Rows from a dataset of charts and code:
====
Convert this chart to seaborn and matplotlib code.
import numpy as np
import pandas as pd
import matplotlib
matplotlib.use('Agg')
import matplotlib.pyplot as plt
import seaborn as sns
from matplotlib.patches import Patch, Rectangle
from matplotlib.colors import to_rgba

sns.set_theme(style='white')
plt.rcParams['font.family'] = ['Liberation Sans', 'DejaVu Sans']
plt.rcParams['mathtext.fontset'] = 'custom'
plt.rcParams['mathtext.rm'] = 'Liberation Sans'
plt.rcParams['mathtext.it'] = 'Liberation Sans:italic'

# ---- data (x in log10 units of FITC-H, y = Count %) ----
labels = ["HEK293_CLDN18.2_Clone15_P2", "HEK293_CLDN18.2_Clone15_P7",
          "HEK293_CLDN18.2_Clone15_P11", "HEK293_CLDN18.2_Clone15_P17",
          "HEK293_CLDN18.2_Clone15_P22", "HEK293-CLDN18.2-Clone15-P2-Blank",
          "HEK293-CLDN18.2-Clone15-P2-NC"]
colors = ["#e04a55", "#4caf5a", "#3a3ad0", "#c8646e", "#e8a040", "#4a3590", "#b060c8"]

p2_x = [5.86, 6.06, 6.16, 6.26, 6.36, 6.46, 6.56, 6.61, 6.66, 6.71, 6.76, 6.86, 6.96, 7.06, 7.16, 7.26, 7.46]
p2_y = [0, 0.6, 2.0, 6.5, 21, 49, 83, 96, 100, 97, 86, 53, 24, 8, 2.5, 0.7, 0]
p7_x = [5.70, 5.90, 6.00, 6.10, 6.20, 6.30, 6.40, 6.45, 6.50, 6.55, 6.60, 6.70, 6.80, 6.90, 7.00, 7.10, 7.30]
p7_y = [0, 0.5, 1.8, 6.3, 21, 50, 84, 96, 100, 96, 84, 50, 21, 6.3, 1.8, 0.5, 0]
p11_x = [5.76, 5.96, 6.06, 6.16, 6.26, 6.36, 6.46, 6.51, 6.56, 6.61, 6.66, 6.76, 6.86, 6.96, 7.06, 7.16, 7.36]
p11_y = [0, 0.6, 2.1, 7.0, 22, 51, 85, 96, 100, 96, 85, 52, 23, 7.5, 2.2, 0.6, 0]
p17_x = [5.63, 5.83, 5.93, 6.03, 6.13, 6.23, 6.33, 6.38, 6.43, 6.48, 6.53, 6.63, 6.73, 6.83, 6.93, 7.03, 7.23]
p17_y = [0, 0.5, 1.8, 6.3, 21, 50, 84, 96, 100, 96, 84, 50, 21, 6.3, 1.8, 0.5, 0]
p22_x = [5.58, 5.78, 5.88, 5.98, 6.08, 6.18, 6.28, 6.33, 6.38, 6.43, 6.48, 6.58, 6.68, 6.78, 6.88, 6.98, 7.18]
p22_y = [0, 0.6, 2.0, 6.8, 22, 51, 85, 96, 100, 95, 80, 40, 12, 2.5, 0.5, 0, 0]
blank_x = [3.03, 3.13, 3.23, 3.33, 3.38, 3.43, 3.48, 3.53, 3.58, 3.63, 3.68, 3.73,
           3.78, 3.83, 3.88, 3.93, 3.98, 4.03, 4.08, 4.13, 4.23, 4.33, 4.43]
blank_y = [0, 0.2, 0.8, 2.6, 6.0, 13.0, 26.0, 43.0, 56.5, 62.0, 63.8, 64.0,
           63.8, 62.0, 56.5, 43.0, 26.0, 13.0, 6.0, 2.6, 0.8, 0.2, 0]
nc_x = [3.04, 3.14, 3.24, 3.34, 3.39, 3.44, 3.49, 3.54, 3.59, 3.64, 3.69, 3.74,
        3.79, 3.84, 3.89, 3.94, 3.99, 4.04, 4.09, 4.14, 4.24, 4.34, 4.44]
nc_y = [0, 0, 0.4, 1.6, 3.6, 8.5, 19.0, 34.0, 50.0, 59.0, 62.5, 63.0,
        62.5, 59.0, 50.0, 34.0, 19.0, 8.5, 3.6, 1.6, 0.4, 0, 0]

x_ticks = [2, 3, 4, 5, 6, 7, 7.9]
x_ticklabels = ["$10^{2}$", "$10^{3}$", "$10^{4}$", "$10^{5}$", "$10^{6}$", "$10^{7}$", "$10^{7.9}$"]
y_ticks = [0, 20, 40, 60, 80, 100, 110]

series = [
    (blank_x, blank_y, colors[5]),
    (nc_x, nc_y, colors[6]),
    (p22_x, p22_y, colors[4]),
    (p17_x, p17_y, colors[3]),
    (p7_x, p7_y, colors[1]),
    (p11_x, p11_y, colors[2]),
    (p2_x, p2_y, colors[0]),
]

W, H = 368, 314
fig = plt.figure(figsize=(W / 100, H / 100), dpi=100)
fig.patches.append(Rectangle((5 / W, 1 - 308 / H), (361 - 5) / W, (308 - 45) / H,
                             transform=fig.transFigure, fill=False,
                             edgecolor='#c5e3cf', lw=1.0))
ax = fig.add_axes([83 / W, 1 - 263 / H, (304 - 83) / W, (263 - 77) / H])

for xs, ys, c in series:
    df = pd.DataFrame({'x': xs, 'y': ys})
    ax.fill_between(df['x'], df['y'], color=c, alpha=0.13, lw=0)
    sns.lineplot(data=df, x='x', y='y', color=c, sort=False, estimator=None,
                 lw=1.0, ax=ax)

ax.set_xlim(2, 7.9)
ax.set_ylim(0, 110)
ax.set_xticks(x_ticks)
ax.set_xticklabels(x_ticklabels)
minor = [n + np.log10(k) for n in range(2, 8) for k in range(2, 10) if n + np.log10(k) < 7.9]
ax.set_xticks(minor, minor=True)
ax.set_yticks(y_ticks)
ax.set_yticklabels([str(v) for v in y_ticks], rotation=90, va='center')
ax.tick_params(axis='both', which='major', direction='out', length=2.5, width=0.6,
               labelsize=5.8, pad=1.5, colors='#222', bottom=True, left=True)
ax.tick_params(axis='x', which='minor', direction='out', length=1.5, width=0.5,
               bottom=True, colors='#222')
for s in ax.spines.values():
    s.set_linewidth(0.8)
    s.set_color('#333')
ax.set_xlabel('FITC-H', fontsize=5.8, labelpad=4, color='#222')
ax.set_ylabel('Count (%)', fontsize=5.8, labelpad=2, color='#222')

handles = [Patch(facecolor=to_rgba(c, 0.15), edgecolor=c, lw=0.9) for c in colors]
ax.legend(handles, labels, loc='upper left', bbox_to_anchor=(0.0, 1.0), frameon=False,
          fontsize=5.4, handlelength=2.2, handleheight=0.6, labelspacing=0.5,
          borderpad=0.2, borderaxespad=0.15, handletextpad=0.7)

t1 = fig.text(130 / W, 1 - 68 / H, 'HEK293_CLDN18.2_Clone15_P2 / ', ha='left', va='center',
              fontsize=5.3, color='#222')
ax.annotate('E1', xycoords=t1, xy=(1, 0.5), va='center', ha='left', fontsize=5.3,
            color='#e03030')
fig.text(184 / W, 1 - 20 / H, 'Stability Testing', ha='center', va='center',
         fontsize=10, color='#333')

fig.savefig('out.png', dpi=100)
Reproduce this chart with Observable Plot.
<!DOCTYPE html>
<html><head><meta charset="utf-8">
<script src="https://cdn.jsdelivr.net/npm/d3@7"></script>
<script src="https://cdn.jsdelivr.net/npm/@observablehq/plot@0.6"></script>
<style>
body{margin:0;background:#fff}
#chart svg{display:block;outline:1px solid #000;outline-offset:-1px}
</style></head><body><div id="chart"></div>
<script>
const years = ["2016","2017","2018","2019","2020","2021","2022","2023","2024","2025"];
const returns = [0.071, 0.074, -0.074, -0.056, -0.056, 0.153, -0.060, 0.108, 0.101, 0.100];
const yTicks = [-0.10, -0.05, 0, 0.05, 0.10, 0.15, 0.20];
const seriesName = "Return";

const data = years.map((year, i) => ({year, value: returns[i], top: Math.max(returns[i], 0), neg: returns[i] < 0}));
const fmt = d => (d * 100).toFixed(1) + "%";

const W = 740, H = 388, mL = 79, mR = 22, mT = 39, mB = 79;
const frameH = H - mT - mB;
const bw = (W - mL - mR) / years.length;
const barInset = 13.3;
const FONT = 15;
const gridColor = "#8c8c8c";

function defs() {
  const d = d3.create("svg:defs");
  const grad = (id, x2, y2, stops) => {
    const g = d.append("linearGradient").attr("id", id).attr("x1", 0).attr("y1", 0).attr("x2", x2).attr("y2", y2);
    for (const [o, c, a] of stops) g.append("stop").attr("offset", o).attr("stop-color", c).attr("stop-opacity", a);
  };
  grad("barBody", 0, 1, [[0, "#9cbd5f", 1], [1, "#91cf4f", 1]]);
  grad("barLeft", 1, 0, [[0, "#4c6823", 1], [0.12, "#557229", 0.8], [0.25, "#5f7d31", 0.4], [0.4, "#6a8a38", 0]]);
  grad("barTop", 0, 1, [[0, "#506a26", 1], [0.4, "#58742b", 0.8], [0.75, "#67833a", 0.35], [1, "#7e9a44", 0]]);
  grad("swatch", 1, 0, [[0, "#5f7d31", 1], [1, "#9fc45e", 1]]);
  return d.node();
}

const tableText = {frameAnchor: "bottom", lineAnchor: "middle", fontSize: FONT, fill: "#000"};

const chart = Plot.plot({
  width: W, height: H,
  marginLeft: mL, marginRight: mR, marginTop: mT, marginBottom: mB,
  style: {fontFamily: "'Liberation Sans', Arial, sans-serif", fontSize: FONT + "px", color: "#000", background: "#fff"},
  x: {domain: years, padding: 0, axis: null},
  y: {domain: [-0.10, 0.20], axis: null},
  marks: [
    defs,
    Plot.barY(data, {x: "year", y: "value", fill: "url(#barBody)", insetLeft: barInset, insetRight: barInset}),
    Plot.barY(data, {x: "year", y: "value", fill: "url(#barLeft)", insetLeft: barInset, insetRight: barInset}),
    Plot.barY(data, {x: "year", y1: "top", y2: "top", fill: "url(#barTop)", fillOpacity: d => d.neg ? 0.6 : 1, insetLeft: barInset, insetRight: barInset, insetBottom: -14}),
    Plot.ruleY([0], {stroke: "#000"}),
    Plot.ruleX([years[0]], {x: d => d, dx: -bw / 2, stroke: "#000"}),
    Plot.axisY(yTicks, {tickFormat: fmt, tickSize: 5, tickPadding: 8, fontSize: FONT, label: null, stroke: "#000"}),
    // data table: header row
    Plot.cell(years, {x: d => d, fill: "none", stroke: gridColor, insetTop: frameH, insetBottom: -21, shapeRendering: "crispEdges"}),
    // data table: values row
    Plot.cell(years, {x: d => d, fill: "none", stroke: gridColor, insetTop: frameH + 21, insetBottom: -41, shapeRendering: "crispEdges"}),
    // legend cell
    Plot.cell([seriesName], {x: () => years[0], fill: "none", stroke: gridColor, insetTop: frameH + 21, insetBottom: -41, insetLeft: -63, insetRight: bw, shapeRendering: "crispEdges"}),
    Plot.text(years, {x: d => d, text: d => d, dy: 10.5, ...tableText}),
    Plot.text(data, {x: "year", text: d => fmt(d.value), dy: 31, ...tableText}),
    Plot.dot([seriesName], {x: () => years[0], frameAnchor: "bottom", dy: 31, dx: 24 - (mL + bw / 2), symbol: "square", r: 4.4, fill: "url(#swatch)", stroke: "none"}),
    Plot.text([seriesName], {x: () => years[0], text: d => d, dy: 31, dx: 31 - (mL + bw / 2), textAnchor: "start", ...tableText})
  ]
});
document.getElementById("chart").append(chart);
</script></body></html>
====
(What you should do):
Print exactly the lines from the beginning of the entries through the line with "plt.rcParams['mathtext.it'] = 'Liberation". Output nothing more.

(Full solution):
Convert this chart to seaborn and matplotlib code.
import numpy as np
import pandas as pd
import matplotlib
matplotlib.use('Agg')
import matplotlib.pyplot as plt
import seaborn as sns
from matplotlib.patches import Patch, Rectangle
from matplotlib.colors import to_rgba

sns.set_theme(style='white')
plt.rcParams['font.family'] = ['Liberation Sans', 'DejaVu Sans']
plt.rcParams['mathtext.fontset'] = 'custom'
plt.rcParams['mathtext.rm'] = 'Liberation Sans'
plt.rcParams['mathtext.it'] = 'Liberation Sans:italic'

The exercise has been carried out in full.